- **Data shown**:
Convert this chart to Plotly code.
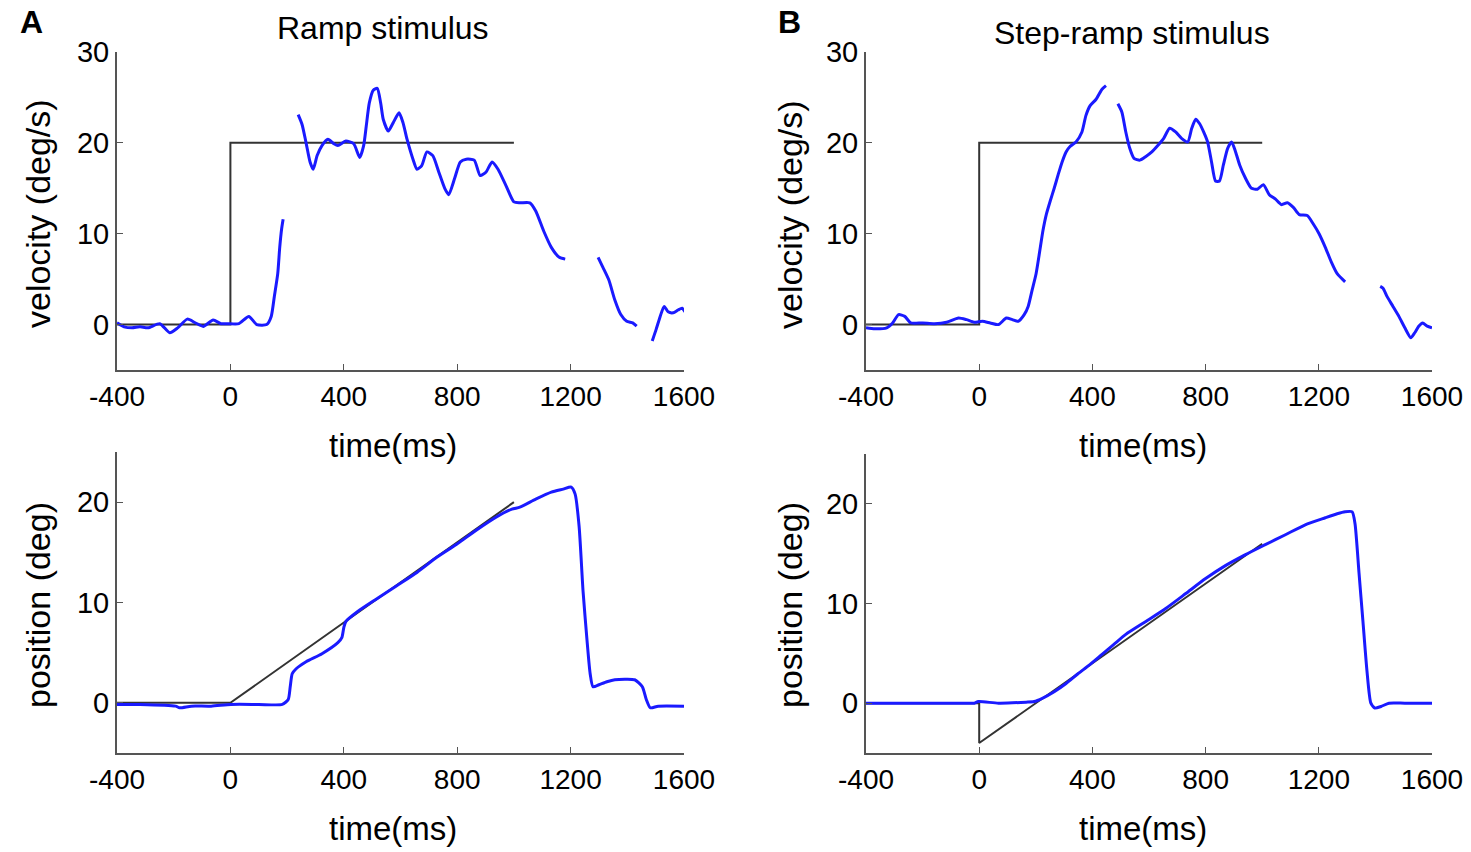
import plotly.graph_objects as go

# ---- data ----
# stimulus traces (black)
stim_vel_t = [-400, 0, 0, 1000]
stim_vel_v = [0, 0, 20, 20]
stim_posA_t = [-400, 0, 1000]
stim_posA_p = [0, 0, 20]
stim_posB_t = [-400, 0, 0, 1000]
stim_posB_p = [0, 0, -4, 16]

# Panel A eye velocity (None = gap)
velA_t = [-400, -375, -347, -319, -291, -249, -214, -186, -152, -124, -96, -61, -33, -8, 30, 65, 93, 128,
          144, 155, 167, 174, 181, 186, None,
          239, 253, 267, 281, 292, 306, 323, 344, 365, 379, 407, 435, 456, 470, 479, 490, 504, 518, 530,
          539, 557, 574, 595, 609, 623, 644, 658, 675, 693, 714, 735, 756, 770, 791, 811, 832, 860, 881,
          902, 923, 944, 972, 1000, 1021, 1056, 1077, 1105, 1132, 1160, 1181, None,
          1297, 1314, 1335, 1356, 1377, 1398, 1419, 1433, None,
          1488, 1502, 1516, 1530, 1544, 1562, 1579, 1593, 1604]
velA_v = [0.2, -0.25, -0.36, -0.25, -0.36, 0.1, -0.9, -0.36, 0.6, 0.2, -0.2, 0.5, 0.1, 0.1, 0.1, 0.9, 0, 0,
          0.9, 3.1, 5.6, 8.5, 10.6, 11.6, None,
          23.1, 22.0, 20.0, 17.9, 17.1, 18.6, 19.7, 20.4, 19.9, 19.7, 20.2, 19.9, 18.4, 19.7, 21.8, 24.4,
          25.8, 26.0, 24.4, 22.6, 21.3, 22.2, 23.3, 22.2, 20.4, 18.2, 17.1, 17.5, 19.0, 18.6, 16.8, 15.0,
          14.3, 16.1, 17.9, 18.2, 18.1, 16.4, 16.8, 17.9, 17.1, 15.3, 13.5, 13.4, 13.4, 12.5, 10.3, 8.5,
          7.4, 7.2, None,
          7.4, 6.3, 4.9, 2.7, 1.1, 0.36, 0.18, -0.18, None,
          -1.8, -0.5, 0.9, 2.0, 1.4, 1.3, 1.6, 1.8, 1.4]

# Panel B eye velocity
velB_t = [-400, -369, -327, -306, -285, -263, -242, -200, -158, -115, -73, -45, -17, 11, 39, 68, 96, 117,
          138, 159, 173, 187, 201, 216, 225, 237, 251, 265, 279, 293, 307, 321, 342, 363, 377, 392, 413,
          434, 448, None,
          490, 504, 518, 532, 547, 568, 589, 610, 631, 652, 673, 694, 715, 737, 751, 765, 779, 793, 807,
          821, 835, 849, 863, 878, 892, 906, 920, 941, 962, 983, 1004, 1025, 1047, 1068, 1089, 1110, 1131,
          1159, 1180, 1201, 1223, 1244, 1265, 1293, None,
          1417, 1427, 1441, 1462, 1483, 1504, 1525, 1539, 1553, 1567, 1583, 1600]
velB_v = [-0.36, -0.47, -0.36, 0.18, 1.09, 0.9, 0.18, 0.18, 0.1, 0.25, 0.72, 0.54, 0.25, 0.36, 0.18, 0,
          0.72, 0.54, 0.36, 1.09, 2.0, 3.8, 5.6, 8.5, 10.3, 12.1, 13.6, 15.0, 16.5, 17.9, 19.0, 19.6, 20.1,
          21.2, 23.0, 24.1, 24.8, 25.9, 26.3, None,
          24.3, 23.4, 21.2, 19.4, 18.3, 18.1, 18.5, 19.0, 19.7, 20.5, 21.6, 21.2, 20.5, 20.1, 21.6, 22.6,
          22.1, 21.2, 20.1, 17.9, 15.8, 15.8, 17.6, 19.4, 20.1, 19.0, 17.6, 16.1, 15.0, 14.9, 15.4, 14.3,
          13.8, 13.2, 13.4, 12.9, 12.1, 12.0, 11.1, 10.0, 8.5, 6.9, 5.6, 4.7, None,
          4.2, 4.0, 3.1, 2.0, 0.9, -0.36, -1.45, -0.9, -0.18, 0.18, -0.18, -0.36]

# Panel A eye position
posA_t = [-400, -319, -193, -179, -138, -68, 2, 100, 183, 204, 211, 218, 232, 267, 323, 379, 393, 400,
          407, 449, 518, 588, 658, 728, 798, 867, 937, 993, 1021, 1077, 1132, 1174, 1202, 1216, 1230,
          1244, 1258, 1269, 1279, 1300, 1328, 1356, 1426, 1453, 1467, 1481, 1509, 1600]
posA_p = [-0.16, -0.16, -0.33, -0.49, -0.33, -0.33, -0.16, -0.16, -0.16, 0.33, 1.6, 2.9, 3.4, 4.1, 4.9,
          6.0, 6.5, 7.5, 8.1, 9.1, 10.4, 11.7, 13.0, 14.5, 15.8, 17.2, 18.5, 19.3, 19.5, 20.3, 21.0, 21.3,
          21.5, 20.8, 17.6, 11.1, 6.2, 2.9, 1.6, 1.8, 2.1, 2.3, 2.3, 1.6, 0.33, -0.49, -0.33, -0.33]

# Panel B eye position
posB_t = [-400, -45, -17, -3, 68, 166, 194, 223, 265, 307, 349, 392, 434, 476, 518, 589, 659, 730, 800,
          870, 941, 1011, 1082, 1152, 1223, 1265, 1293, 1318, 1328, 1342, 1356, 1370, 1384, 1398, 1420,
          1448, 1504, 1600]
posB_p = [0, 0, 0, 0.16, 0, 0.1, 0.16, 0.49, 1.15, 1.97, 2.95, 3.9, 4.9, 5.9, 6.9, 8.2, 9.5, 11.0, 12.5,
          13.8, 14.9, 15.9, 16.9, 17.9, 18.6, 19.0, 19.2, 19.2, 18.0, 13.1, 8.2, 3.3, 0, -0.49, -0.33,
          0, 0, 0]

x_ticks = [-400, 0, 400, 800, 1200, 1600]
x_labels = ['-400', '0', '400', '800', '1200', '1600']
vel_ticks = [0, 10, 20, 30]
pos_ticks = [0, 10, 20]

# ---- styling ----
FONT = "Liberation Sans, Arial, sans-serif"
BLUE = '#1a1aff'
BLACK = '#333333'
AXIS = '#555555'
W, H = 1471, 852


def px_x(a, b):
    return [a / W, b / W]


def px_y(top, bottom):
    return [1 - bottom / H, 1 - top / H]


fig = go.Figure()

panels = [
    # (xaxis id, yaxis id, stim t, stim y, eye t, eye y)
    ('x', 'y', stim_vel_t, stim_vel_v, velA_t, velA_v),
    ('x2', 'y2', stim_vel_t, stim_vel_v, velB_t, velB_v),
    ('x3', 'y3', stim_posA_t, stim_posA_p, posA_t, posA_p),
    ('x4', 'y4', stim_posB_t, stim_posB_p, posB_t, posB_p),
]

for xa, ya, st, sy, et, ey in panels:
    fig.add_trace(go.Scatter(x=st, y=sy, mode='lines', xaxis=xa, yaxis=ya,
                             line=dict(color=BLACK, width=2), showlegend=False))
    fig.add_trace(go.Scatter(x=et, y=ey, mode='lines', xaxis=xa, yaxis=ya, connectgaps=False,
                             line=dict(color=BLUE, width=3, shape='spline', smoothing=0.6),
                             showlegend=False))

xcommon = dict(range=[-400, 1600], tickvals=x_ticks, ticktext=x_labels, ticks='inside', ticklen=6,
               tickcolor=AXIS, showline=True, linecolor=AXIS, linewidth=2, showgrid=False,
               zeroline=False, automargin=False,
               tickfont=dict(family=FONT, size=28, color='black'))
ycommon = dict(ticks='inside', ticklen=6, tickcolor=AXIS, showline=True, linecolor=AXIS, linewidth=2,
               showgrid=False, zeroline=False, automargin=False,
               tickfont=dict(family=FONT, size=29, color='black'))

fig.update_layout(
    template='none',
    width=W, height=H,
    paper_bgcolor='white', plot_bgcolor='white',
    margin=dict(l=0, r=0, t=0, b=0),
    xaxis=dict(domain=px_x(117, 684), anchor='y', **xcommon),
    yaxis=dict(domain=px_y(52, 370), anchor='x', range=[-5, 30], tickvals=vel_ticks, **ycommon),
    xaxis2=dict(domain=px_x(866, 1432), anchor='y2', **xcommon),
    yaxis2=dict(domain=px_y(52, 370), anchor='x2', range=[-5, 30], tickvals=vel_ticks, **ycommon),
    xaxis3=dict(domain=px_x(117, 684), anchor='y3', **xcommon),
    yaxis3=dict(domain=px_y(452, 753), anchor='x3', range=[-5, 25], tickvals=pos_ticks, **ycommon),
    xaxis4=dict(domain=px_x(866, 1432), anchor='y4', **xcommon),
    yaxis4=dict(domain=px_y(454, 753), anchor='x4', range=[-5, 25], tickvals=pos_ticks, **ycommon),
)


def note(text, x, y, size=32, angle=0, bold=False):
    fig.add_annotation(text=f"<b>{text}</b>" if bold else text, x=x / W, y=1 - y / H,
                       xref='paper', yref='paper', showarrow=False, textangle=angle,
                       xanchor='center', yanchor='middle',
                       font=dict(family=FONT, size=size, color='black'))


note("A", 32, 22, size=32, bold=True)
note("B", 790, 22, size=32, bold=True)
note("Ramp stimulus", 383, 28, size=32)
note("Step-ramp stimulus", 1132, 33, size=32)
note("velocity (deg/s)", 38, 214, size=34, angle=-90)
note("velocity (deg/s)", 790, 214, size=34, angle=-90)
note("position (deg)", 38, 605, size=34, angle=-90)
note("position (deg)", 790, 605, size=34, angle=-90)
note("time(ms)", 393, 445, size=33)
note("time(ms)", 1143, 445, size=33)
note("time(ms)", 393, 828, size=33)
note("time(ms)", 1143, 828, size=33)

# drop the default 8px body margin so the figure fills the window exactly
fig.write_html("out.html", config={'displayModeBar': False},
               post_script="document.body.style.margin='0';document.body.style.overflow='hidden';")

- **Direction**:
Transcribe the opening line of the listing above, please, and every line after it through the line with "import plotly.graph_objects as go", word for word, without pictures.

- **Solution below**:
Convert this chart to Plotly code.
import plotly.graph_objects as go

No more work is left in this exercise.